LBJ is a 1991 two-part (four episode) television documentary film about Lyndon B. Johnson, the 36th president of the United States. Produced by PBS for The American Experience (now American Experience) documentary program, it recounts Johnson's life from his childhood to his presidency up to his death. Written, co-produced and directed by David Grubin and narrated by David McCullough, the film first aired on PBS in two parts on September 30 and October 1, 1991. Part 1, Episode 1: Beautiful Texas; Episode 2: My Fellow Americans; Part 2, Episode 3: We Shall Overcome; Episode 4: The Last Believer.

==Interviewees==

- Robert Baker, Senate aide
- George Ball, Undersecretary of State
- Larry Berman, Vietnam historian
- William P. Bundy, Assistant Secretary of State
- S. Douglas Cater, Washington, D.C. reporter
- Clark Clifford, presidential adviser
- John Connally, campaign aide; advisor
- Ava Cox, cousin
- Robert Dallek, biographer
- Homer Dean, campaign supporter
- Rebecca Doggert, Newark Head Start
- Ronnie Dugger, biographer
- Daniel Ellsberg, Defense Department staff
- James Farmer, civil rights activist
- J. William Fulbright, Senate Foreign Relations Committee
- Doris Kearns Goodwin, biographer
- Richard Goodwin, presidential speechwriter
- Lewis Gould, historian
- Nicholas Katzenbach, Attorney General
- Eliot Janeway, economist; family friend
- Lady Bird Johnson, First Lady
- Donald Malafronte, aide to Mayor of Newark
- Harry McPherson, Senate staff
- Rep.

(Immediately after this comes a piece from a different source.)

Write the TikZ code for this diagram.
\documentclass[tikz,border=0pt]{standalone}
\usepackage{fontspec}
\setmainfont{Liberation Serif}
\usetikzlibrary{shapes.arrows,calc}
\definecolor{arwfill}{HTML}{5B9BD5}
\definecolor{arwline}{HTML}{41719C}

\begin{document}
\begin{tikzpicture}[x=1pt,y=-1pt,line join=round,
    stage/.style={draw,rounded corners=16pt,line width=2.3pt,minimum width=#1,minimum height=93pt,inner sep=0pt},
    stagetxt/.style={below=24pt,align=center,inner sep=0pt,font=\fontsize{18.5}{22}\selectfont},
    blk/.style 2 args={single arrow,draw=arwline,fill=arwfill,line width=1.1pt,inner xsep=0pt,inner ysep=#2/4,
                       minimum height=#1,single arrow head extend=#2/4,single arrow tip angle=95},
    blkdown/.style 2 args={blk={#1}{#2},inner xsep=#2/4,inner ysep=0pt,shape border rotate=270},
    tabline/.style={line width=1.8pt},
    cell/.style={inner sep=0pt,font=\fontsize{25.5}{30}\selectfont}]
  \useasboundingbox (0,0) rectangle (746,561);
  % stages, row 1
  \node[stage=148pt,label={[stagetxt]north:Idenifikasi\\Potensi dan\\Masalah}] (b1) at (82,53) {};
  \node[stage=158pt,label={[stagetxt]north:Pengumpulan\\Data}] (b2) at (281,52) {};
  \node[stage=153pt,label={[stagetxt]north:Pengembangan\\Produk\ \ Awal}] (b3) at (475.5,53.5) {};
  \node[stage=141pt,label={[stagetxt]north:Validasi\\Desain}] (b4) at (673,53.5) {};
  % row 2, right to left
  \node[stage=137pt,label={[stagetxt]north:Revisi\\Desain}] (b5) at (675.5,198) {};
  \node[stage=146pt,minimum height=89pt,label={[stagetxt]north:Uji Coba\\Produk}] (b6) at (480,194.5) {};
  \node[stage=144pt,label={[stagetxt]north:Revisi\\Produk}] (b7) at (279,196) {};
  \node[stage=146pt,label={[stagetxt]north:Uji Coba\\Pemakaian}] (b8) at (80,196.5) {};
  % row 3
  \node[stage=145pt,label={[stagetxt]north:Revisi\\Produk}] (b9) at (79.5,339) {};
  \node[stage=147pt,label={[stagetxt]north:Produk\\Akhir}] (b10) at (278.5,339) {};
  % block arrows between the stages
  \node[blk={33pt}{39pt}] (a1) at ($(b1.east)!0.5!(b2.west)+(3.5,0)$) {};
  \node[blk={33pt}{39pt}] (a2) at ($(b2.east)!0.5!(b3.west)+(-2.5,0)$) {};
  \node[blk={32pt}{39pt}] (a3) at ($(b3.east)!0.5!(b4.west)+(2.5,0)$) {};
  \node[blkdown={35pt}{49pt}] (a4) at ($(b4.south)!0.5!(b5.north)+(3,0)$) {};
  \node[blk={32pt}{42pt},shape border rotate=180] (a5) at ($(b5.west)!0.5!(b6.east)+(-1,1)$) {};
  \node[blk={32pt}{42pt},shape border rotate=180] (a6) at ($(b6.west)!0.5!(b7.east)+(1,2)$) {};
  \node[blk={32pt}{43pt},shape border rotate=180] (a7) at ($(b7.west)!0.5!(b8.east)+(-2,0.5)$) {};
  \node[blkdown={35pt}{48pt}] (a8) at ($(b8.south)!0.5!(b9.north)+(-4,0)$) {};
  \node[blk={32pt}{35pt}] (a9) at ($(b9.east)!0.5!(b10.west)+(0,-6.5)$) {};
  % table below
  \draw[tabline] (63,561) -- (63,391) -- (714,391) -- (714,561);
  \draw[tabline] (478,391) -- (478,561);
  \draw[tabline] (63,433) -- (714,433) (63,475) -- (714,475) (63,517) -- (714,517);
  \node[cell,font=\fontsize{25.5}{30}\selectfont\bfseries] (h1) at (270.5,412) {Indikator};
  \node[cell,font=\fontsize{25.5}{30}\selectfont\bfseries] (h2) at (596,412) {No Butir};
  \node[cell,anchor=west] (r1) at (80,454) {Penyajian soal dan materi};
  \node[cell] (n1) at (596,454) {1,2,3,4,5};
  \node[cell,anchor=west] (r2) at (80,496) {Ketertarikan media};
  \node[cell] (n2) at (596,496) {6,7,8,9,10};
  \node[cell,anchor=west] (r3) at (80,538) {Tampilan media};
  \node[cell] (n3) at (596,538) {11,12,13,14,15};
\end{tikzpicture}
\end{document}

James Pickle, campaign worker
- George Reedy, White House press secretary
- Dean Rusk, Secretary of State
- Howard Schuman, Senate aide
- Sergeant Shriver, Peace Corps director
- E. Babe Smith, Pedernales Electric Co-op
- James Thomson Jr., National Security Council staff
- Jack Valenti, special assistant to the president
- Elizabeth Wickenden, family friend
- Roger Wilkins, Johnson administration attorney
- Lee Williams, aide to Senator Fulbright
- Andrew Young, civil rights activist

==Critical response==
Walter Goodman of The New York Times gave LBJ a positive review, stating that "Mr. Grubin demonstrates the mastery of the television documentary that makes his work an absorbing start to a new season of 'The American Experience.' [...] It is a powerful story, powerfully rendered."

==Home media==
LBJ was first released by PBS on VHS in two separate editions for both of its two parts, and was later given a single VHS release on September 23, 1997. PBS released the film on DVD without extras on February 14, 2006, and later included it in an American Experience DVD box set collecting its films about United States presidents on August 26, 2008.